Hezbollah's day-by-day power gain worrying Israel

Hezbollah's day-by-day power gain worrying Israel

(AhlulBayt News Agency) - The Israeli leaders' diplomatic pressures on the Russia and repeated visits to Moscow to persuade Kremlin withdraw support for its allies in West Asia region have so far proven as yielding no results.

Now Tel Aviv is taking a new course, plainly warning Moscow to stop backing its regional friends. Jonathan Schanzer, the vice president of the research at the Foundation of Defense of Democracies which is largely known for its anti-Iranian and pro-Israeli stances, has warned Russia if it does not halt its backing for Iran and the Lebanese Hezbollah movement, it should expect repetition of the Six-Day War.

The Six-Day War took place between June 5 and 10, 1967, during which the Israeli regime inflicted heavy losses on Egypt and Syria, the two key regional allies of the Soviet Union at that time. Despite the fact that the two countries' armed forces received training and weapons from the Soviets at the time, Tel Aviv in less than a week managed to occupy further Arab lands including Palestine's West Bank and Gaza, Egypt's Sinai Peninsula, and most importantly Syria's Golan Heights.

The Israeli occupation of new Arab territories later played a crucial role in the region’s geopolitical transformations.

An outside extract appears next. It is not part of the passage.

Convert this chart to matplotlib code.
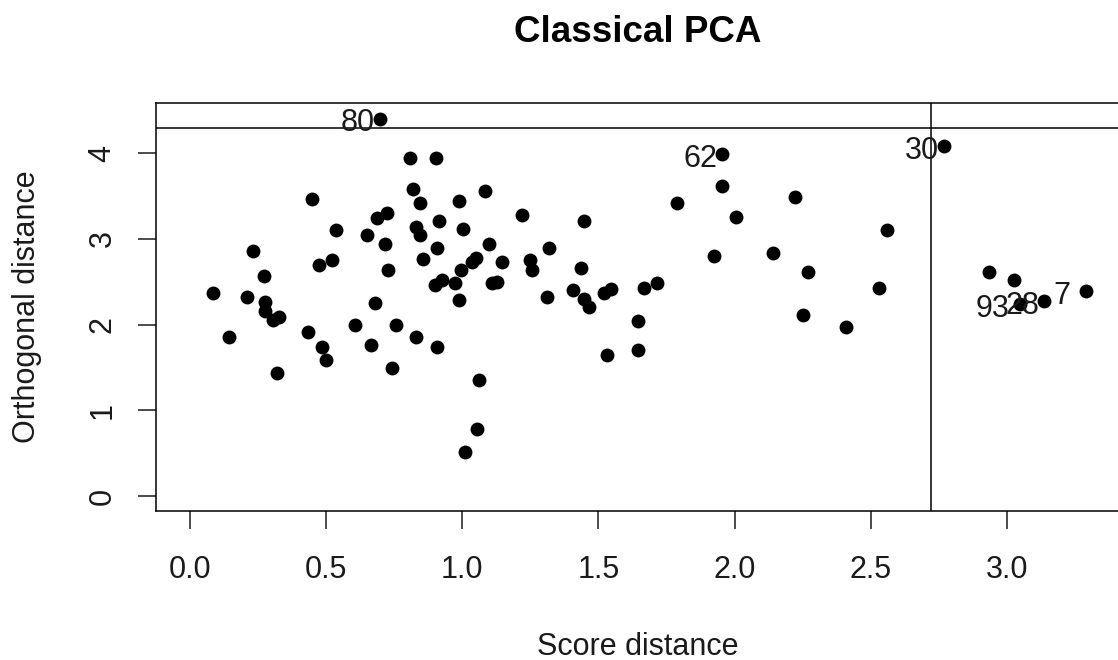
import matplotlib
matplotlib.use("Agg")
import matplotlib.pyplot as plt

plt.rcParams['font.family'] = ['Liberation Sans', 'DejaVu Sans']

# score distance / orthogonal distance of the regular points
score_dist = [0.808, 0.902, 0.447, 0.820, 0.845, 0.988, 0.686, 0.722, 0.535, 0.649,
              0.916, 1.001, 0.829, 0.845, 0.716, 0.908, 0.233, 0.857, 0.475, 0.520,
              0.728, 0.994, 0.273, 0.900, 0.924, 0.973, 0.086, 0.208, 0.275, 0.679,
              0.988, 0.275, 0.304, 0.328, 0.606, 0.757, 0.144, 0.435, 0.829, 0.484,
              0.665, 0.908, 0.498, 0.743, 0.318, 1.061, 1.053, 1.010,
              1.953, 1.787, 2.005, 1.924, 1.083, 1.218, 1.447, 1.098, 1.320, 1.035,
              1.050, 1.145, 1.249, 1.255, 1.108, 1.126, 1.312, 1.436, 1.408, 1.448,
              1.465, 1.520, 1.545, 1.667, 1.716, 1.644, 1.644, 1.530,
              2.222, 2.561, 2.142, 2.271, 2.531, 2.250, 2.409, 2.935, 3.027]
orth_dist = [3.94, 3.94, 3.46, 3.58, 3.42, 3.44, 3.24, 3.30, 3.10, 3.05,
             3.21, 3.12, 3.14, 3.05, 2.94, 2.89, 2.86, 2.77, 2.70, 2.75,
             2.64, 2.64, 2.57, 2.46, 2.52, 2.48, 2.37, 2.32, 2.26, 2.25,
             2.29, 2.16, 2.05, 2.09, 2.00, 2.00, 1.86, 1.91, 1.86, 1.74,
             1.76, 1.74, 1.59, 1.49, 1.44, 1.35, 0.78, 0.51,
             3.62, 3.42, 3.26, 2.80, 3.56, 3.28, 3.21, 2.94, 2.89, 2.73,
             2.78, 2.73, 2.75, 2.64, 2.48, 2.50, 2.32, 2.66, 2.40, 2.30,
             2.20, 2.37, 2.41, 2.43, 2.48, 2.04, 1.70, 1.65,
             3.49, 3.10, 2.84, 2.61, 2.43, 2.11, 1.97, 2.61, 2.52]

# labelled outliers
out_ids = ['80', '62', '30', '93', '28', '7']
out_sd = [0.698, 1.953, 2.769, 3.048, 3.136, 3.289]
out_od = [4.40, 3.99, 4.08, 2.24, 2.27, 2.39]
label_dx = [-5, -4, -5, -10, -5, -15]   # pixels, right edge of label to point

sd_cutoff = 2.72
od_cutoff = 4.29

xticks = [0.0, 0.5, 1.0, 1.5, 2.0, 2.5, 3.0]
yticks = [0, 1, 2, 3, 4]

fig = plt.figure(figsize=(11.18, 6.6), dpi=100)
ax = fig.add_axes([156 / 1118, (660 - 510.7) / 660, (1119.5 - 156) / 1118, 407.4 / 660])

ax.plot(score_dist, orth_dist, 'o', color='black', ms=10, mew=0)
ax.plot(out_sd, out_od, 'o', color='black', ms=10, mew=0)
for name, x, y, dx in zip(out_ids, out_sd, out_od, label_dx):
    ax.annotate(name, (x, y), xytext=(dx, -12.5), textcoords='offset pixels',
                ha='right', va='baseline', fontsize=22, color='#1a1a1a')

ax.axvline(sd_cutoff, color='black', lw=1.1)
ax.axhline(od_cutoff, color='black', lw=1.1)

ax.set_xlim(-0.1249, 3.4135)
ax.set_ylim(-0.1715, 4.582)
ax.set_xticks(xticks)
ax.set_xticklabels(['%.1f' % t for t in xticks])
ax.set_yticks(yticks)
ax.tick_params(axis='both', direction='out', length=13, width=1.1, labelsize=22,
               color='#1a1a1a', labelcolor='#1a1a1a')
ax.tick_params(axis='x', pad=19)
ax.tick_params(axis='y', pad=14.6)
plt.setp(ax.get_yticklabels(), rotation=90, va='center')
for sp in ax.spines.values():
    sp.set_linewidth(1.1)

ax.set_xlabel('Score distance', fontsize=22, color='#1a1a1a')
ax.set_ylabel('Orthogonal distance', fontsize=22, color='#1a1a1a')
ax.xaxis.set_label_coords(0.5, -0.297)
ax.yaxis.set_label_coords(-0.1183, 0.5)
ax.set_title('Classical PCA', fontsize=26.5, fontweight='bold', pad=44.3)

fig.savefig('out.png', dpi=100)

The Soviet Union’s failure to support its Arab allies led to Moscow’s power reduction and validity loss among its allies in the region. Taking advantage of the successes in battle against the Arabs, the Israeli regime tried to paint its army as invincible across the whole region.

Showing off the speedy Israeli win in this war, Schanzer writes that “fifty years later and history looks set to repeat itself. Russia’s allies are again provoking the Israelis, who may ultimately see little choice but to strike first. The ensuing war, Israel warns, could, like the Six Day War in 1967, fundamentally change the region."

“The theater this time is Syria, but the precipitating factor for the next conflict — believe it or not — isn’t Syrian leader Bashar al-Assad’s use of chemical weapons against his own people. It is Iran’s most lethal proxy, Hezbollah,” Schanzer continues.

The Israeli concerns about Hezbollah's day-by-day power gain are coming while they expected and even planned that the Lebanese movement will weaken after its involvement in the Syrian conflict against the terrorist groups fighting the Syrian government, and so become vulnerable in the upcoming war against Tel Aviv. But things do not go as the Israelis wish. The resistant movement has up to now shown that it holds unmatched potentials to turn the threats into opportunities. Not only it did not become a fragile military body but also it displayed flair to adjust to the newly arriving regional developments and become one of the most effective regional actors. The Lebanese movement now holds precious experiences as it continues fight against the militants shoulder to shoulder with the powerful classic Russian army.

Tel Aviv officials are now more than ever feeling the risks as Damascus and its allies have joined their forces and pushed back the Western, Turkish, Arab, and Israeli-backed armed groups on the Syrian battlegrounds, and at the same time administered the peace process in favor of the Syrian government. The Israelis try to take some Syria-related steps including diplomatic work and even striking Hezbollah positions inside Syria to make sure that their implacable enemy will not reach its objectives to a large extent, or at least steer clear of seeing the southern Syria become another southern Lebanon, where Hezbollah at home managed to deal a working blow to the Israeli forces during the 2006 war, and for the first time forced them to retreat from an Arab country without any preconditions.

However, the Israeli measures have so far failed to check the resistant movement’s strength gain, nor did they manage to create gaps between Russia and Hezbollah. This is the main drive behind the direct Israeli warning to Moscow, to make it remember the past in hope of its intimidation.

As he closes his note, Schanzer says that “Vladimir Putin’s foray into Syria has been described as an attempt to resurrect Russia’s past. But Soviet actions in the Middle East contributed inexorably to the Six Day War and its own weakening in the region. Russia risks repeating the mistakes it made a half century ago, mistakes that still have a profound impact on the region today.”

The Israelis and their fans are boastful of their win over the two Arab armies in the Six-Day War while they appear to have forgotten that they lost the 33-day war of 2006 against a small Lebanese guerrilla movement that is active in small-size area like its bastion southern Lebanon. This was when Russia did not have the back of Hezbollah.

The Israelis are supposed to look back to the few years ago, to 2006, rather than moving back to remote years of about half a century ago. They need to well remember how Hezbollah fighters prevented them from re-seizing even a single inch of Lebanon's territory despite an unceasing and heavy bombing campaign during 33 days, and instead launched surprise ground and sea counterattacks to destroy the Israeli regime’s myth of invincibility.